Elastic band power: Mr Attlee's Super-Jumbo

The A380 Super-Dumbo is doomed. The A350 is doomed. Airbus is doomed.

That much we can gather from the headlines. Severe technical discombobulations - including the French and German computer design systems being totally incompatible (see here) - have led to both new aircraft being delayed and blowing their budgets sky high. All those A380 launch customers are having to be paid squillions in compensation, and are likely to cancel anyway.

BAE has already pressed the eject button, and although they only got around half what they hoped for their 20% stake (see previous blog), at least they're out.

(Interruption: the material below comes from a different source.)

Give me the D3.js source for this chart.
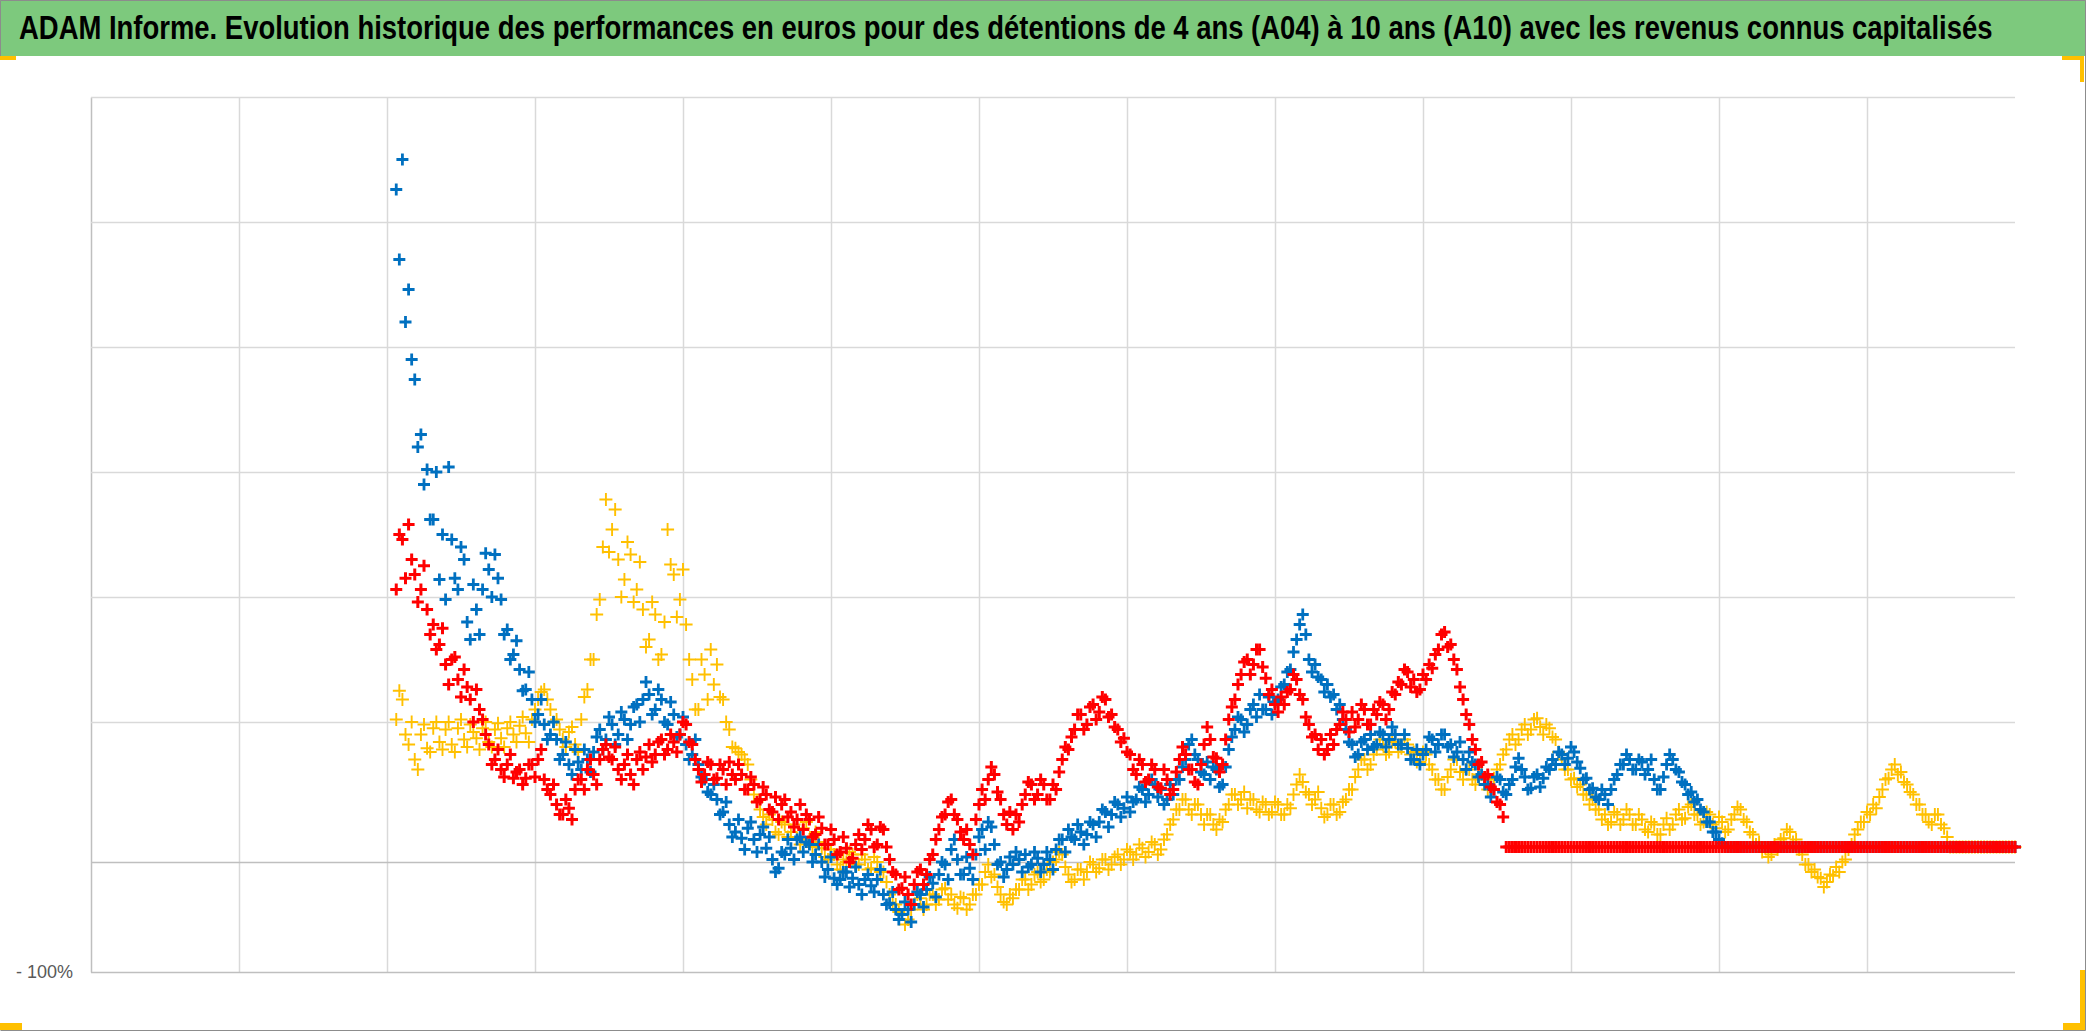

So why should we British taxpayers care?

Two reasons:

  1. We've already been made to stump up quite a bit of dosh for the Dumbo - £780m at the last count. And as with all Airbus projects, European taxpayers have provided generous launch-aid ($3.7bn for the A380 alone, and a cumulative $15bn since Airbus was founded), but none has yet seen anything even approximating a financial return.
  2. If the whole caboodle flies into the ground, we'll have to pick up the pieces, just as we did last year with MG Rover. In this case, there are 11,000 UK jobs directly on the line, which you can at least double for knock-ons: call it 25,000. MGR's collapse cost us £250m (see this blog), but since that "only" involved 9,000 job losses, the corresponding cost here would be well over £0.5bn.

As we've blogged before, the aircraft industry has always been a huge money-pit for taxpayers. Concorde, originally "budgeted" at £75m, ended up costing £1bn. And that was in the early 1970s: in today's terms the equivalent would be around £20bn, or nearly a grand for every household in Britain.

Our new eco-friendly politicos may be sick-making, but at least it ought to stop them subsidising any more planet and wallet destroying lunacies like this.

PS Mr Attlee's super jumbo was of course the extraordinary committee designed Brabazon. The size and weight of a small housing estate, it had a wider wingspan and a broader fuselage than a modern Boeing 747, yet carried only 100 passengers. Moreover its eight rubber band propellers would have taken 2 weeks to wind up, and needed approximately 12 days to get across the Atlantic. Not surprising that after spending £3m of taxpayers money, they decided to turn the only flying prototype into yo-yos.